Britain was not the only state involved. For example on June 4, 1917, they received a letter from the French foreign minister, Jules Cambon, who wrote: “…it would be a deed of justice and of reparation to assist, by the protection of the Allied Powers, in the renaissance of the Jewish nationality in that Land from which the people of Israel were exiled so many centuries ago.”

It turned out to be much more difficult to extract language that strong in the British cabinet at that time. What became the Balfour Declaration went through a number of drafts during the summer and fall of 1917. The original language of the declaration that was approved by the British foreign office and Prime Minister Lloyd George on September 19, 1917 specifically stated that Britain accepted the principle that “Palestine should be reconstituted as the national home of the Jewish people.”

Use of the term “reconstitute” meant that the land was once their homeland before and should now be restored to them. It meant that the Jews had historical rights. For that reason, this language had been sought by the Zionist leadership led by Chaim Weizmann and Nahum Sokolow who wanted it indicated that the Jewish people had a historical connection to their land. This original formula had been approved by President Woodrow Wilson, to whom the text was submitted in advance.

It was not such a far-fetched goal to seek formal acknowledgement of Jewish historical rights. A little over two decades earlier a well-connected Protestant clergyman from Chicago, Reverend William Blackstone, received broad backing for a petition for a Jewish homeland signed by the chief justice of the Supreme Court, the speaker of the House of Representatives, university presidents and the editors of The New York Times and The Washington Post. Top industrialists, like John D. Rockefeller and J. P. Morgan, also lent their support. In short, the idea of the Jewish people re-establishing their country had become acceptable in the elite sectors of the American establishment.

Blackstone’s petition specifically characterized the connection of the Jewish people to Eretz Israel as “an inalienable possession from which they were expelled by force.” In other words, the Jewish people had not willingly given up their claim to their land. Indeed, there was no act in which they relinquished title to the Romans or their successors; in fact from the Bar Kokhba revolt in 135 C.E. until the Muslim conquests, there were Jewish resistance movements that tried to recover Jerusalem, and afterwards a constant stream of Jewish immigrants followed.

Blackstone may have not known all this but he touched upon the idea that there were historical rights of the Jewish people, which were recognized at the time he sought signatories to his petition. The petition was submitted to President Benjamin Harrison in 1891 and in another version to President Wilson in 1917, with the aim of influencing his attitude to the Balfour Declaration.
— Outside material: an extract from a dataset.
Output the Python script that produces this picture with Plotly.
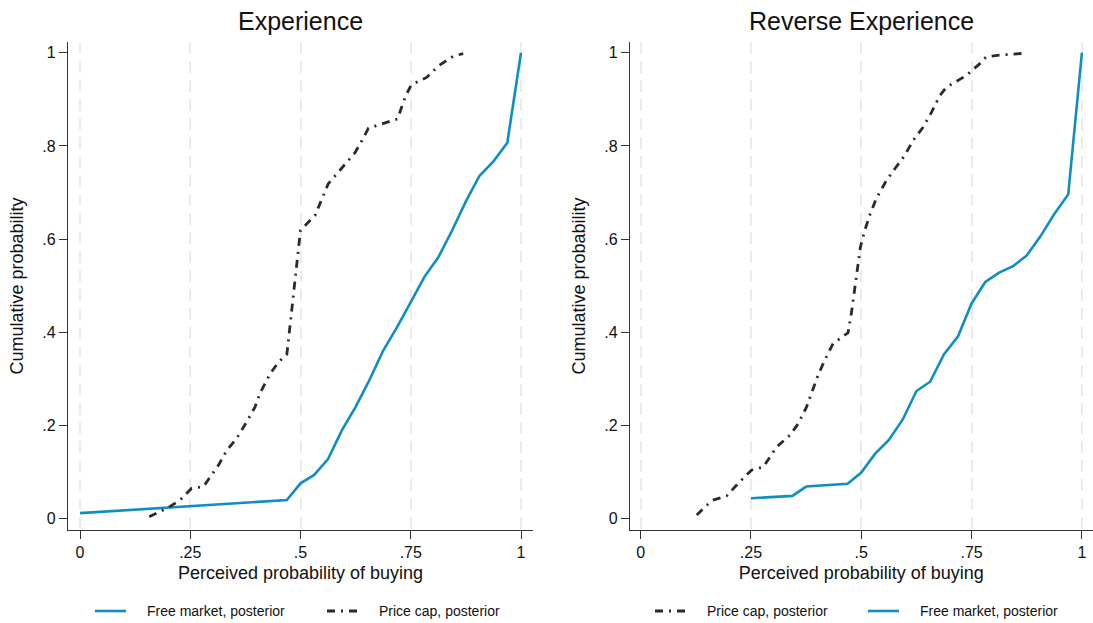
import plotly.graph_objects as go

# ---------------- data ----------------
fm_exp_x = [0.0, 0.469, 0.5, 0.531, 0.5625, 0.594, 0.625, 0.656, 0.6875, 0.719, 0.75,
            0.781, 0.8125, 0.844, 0.875, 0.906, 0.9375, 0.969, 1.0]
fm_exp_y = [0.012, 0.040, 0.076, 0.094, 0.128, 0.19, 0.24, 0.297, 0.361, 0.411, 0.465,
            0.519, 0.561, 0.619, 0.681, 0.736, 0.767, 0.807, 1.0]

pc_exp_x = [0.157, 0.2, 0.227, 0.253, 0.28, 0.291, 0.314, 0.333, 0.355, 0.378, 0.397,
            0.408, 0.431, 0.45, 0.469, 0.471, 0.5, 0.533, 0.548, 0.563, 0.586, 0.612,
            0.624, 0.639, 0.654, 0.684, 0.72, 0.737, 0.751, 0.786, 0.813, 0.847, 0.869]
pc_exp_y = [0.004, 0.024, 0.04, 0.065, 0.069, 0.083, 0.115, 0.147, 0.172, 0.208, 0.24,
            0.269, 0.311, 0.336, 0.353, 0.369, 0.619, 0.651, 0.687, 0.719, 0.744, 0.772,
            0.786, 0.811, 0.838, 0.847, 0.858, 0.904, 0.931, 0.947, 0.972, 0.993, 0.998]

fm_rev_x = [0.25, 0.344, 0.375, 0.469, 0.5, 0.531, 0.5625, 0.594, 0.625, 0.656, 0.6875,
            0.719, 0.75, 0.781, 0.8125, 0.844, 0.875, 0.906, 0.9375, 0.969, 1.0]
fm_rev_y = [0.044, 0.049, 0.069, 0.075, 0.099, 0.139, 0.169, 0.213, 0.274, 0.294, 0.353,
            0.391, 0.462, 0.508, 0.528, 0.542, 0.565, 0.606, 0.654, 0.696, 1.0]

pc_rev_x = [0.127, 0.161, 0.195, 0.221, 0.251, 0.278, 0.308, 0.338, 0.357, 0.376, 0.402,
            0.417, 0.436, 0.47, 0.478, 0.498, 0.508, 0.519, 0.534, 0.557, 0.576, 0.598,
            0.617, 0.64, 0.659, 0.678, 0.693, 0.738, 0.768, 0.783, 0.813, 0.844, 0.874]
pc_rev_y = [0.008, 0.039, 0.049, 0.076, 0.104, 0.111, 0.154, 0.179, 0.204, 0.24, 0.308,
            0.34, 0.376, 0.399, 0.444, 0.583, 0.619, 0.651, 0.687, 0.726, 0.751, 0.779,
            0.811, 0.84, 0.872, 0.908, 0.926, 0.951, 0.976, 0.991, 0.995, 0.997, 0.999]

x_tickvals = [0, 0.25, 0.5, 0.75, 1]
x_ticktext = ["0", ".25", ".5", ".75", "1"]
y_tickvals = [0, 0.2, 0.4, 0.6, 0.8, 1]
y_ticktext = ["0", ".2", ".4", ".6", ".8", "1"]

panel_titles = ["Experience", "Reverse Experience"]
x_title = "Perceived probability of buying"
y_title = "Cumulative probability"
lbl_fm = "Free market, posterior"
lbl_pc = "Price cap, posterior"

# ---------------- styling ----------------
FONT = "Liberation Sans, Arial, sans-serif"
BLUE = "#0f8ec4"
DARK = "#2b2b2b"
DASHDOT = "8px,6px,2px,6px"
W = 1093
H = 623

fig = go.Figure()

fig.add_trace(go.Scatter(x=fm_exp_x, y=fm_exp_y, mode="lines", name=lbl_fm,
                         line=dict(color=BLUE, width=2.6), xaxis="x", yaxis="y",
                         showlegend=False))
fig.add_trace(go.Scatter(x=pc_exp_x, y=pc_exp_y, mode="lines", name=lbl_pc,
                         line=dict(color=DARK, width=2.8, dash=DASHDOT), xaxis="x", yaxis="y",
                         showlegend=False))
fig.add_trace(go.Scatter(x=pc_rev_x, y=pc_rev_y, mode="lines", name=lbl_pc,
                         line=dict(color=DARK, width=2.8, dash=DASHDOT), xaxis="x2", yaxis="y2",
                         showlegend=False))
fig.add_trace(go.Scatter(x=fm_rev_x, y=fm_rev_y, mode="lines", name=lbl_fm,
                         line=dict(color=BLUE, width=2.6), xaxis="x2", yaxis="y2",
                         showlegend=False))

def px_x(p):
    return p / W

def px_y(p):
    return 1 - p / H

ydom = [px_y(530), px_y(42)]

common_x = dict(
    tickvals=x_tickvals, ticktext=x_ticktext,
    showline=True, linecolor="#333333", linewidth=1.3,
    ticks="outside", ticklen=8, tickwidth=1.2, tickcolor="#333333",
    showgrid=True, gridcolor="#ebebeb", gridwidth=1.5, griddash="12px,7px",
    zeroline=False, tickfont=dict(size=16, color="#111111", family=FONT),
    title=dict(text=x_title, font=dict(size=18, color="#111111", family=FONT), standoff=6),
    automargin=False, fixedrange=True,
)
common_y = dict(
    tickvals=y_tickvals, ticktext=y_ticktext,
    showline=True, linecolor="#333333", linewidth=1.3,
    ticks="outside", ticklen=8, tickwidth=1.2, tickcolor="#333333",
    showgrid=False, zeroline=False,
    tickfont=dict(size=16, color="#111111", family=FONT),
    title=dict(text=y_title, font=dict(size=18, color="#111111", family=FONT), standoff=14),
    automargin=False, fixedrange=True, range=[-0.0242, 1.023], domain=ydom,
)

fig.update_layout(
    width=W, height=H,
    margin=dict(l=0, r=0, t=0, b=0),
    paper_bgcolor="white", plot_bgcolor="white",
    font=dict(family=FONT, color="#111111"),
    showlegend=False,
    xaxis=dict(common_x, domain=[px_x(68), px_x(533)], range=[-0.0272, 1.0272], anchor="y"),
    yaxis=dict(common_y, anchor="x"),
    xaxis2=dict(common_x, domain=[px_x(630), px_x(1092.5)], range=[-0.0242, 1.024], anchor="y2"),
    yaxis2=dict(common_y, anchor="x2"),
)

# panel titles
for t, cx in zip(panel_titles, [300.5, 861.5]):
    fig.add_annotation(text=t, x=px_x(cx), y=px_y(21), xref="paper", yref="paper",
                       xanchor="center", yanchor="middle", showarrow=False,
                       font=dict(size=25, color="#111111", family=FONT))

# legends (one under each panel)
legend_items = [
    (95, lbl_fm, BLUE, "solid"),
    (327, lbl_pc, DARK, DASHDOT),
    (655, lbl_pc, DARK, DASHDOT),
    (868, lbl_fm, BLUE, "solid"),
]
ly = px_y(611)
for x0, lbl, col, dsh in legend_items:
    fig.add_shape(type="line", xref="paper", yref="paper",
                  x0=px_x(x0), x1=px_x(x0 + 31), y0=ly, y1=ly,
                  line=dict(color=col, width=2.6 if dsh == "solid" else 2.8, dash=dsh))
    fig.add_annotation(text=lbl, x=px_x(x0 + 50), y=ly, xref="paper", yref="paper",
                       xanchor="left", yanchor="middle", showarrow=False,
                       font=dict(size=14, color="#111111", family=FONT))

fig.write_html("out.html", config={"displayModeBar": False},
               post_script="document.body.style.margin='0';")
Despite the growing popularity of the idea in the West, there were British opponents to making any commitment to a Jewish national home. This group sought to water down the language of what was to become the Balfour Declaration. Edwin Montagu, the secretary of state for India and the only Jewish member of the British cabinet ironically lead the internal fight against what Balfour was doing.

Montagu feared that acknowledging Jewish rights in Eretz Israel would lead to the denial of Jewish rights to live in Britain or elsewhere in the Diaspora. He was also ideologically committed to Jewish assimilation. So under his influence all references to the Jewish people “reconstituting” their homeland were dropped. He announced at the time: “I assert that there is not a Jewish nation.” He moreover insisted: “I deny that Palestine today is associated with the Jews.” Montagu could not stop the Balfour Declaration, so he tried to weaken its contents. It is not surprising that Shaath makes Montagu the hero of his analysis.

In any case, the Balfour Declaration was basically a statement of British policy; it did not establish legal rights. This first occurred with the meeting of the victorious allied powers at San Remo, Italy in 1920, where they adopted the Balfour Declaration in an international agreement. Then in 1922, 51 members of the League of Nations approved the document for the Palestine Mandate.

The Mandate document restored important elements that had been taken out of the Balfour Declaration as a result of the debate in the British cabinet, for it stated: “…recognition has thereby been given to the historical connection of the Jewish people with Palestine and to the grounds for reconstituting their national home in that country.” The British Government issued a White Paper in 1922 that further clarified this point by saying that the Jewish national home “should be formally recognized to rest upon ancient historic connection.”

Nabil Shaath wanted his British readers last year to believe that the process that began with the Balfour Declaration in 1917 and ending up with the British Mandate in 1922 created the Jewish claim to a homeland. For him the Jewish homeland was entirely invented by British imperial interests and had no historical roots. In short, it was an illegitimate claim.

But that is a distortion of what happened for what was involved at the time was a British recognition of a pre-existing right. Moreover that British recognition was fully accepted by the international community by 1922, through the League of Nations. Finally, it must be added, that those rights were not suspended when the League of Nations was disbanded, but rather they were transferred to the United Nations, which replaced it.

In summary, Shaath refuses to acknowledge the steady buildup of the Jewish national home over the centuries; the Ottoman census already showed a Jewish majority in Safed in the 16th century. European consular reports in the 19th century showed that by the 1860s the Jews re-established their majority in Jerusalem — decades before British armies took over the Middle East. The Balfour Declaration reflected a historical trend that was already underway, but it did not launch the Jewish return to Eretz Israel. This return was a product of the national will of a people which Shaath and his colleagues still refuse to recognize, thereby perpetuating the conflict with Israel to this day.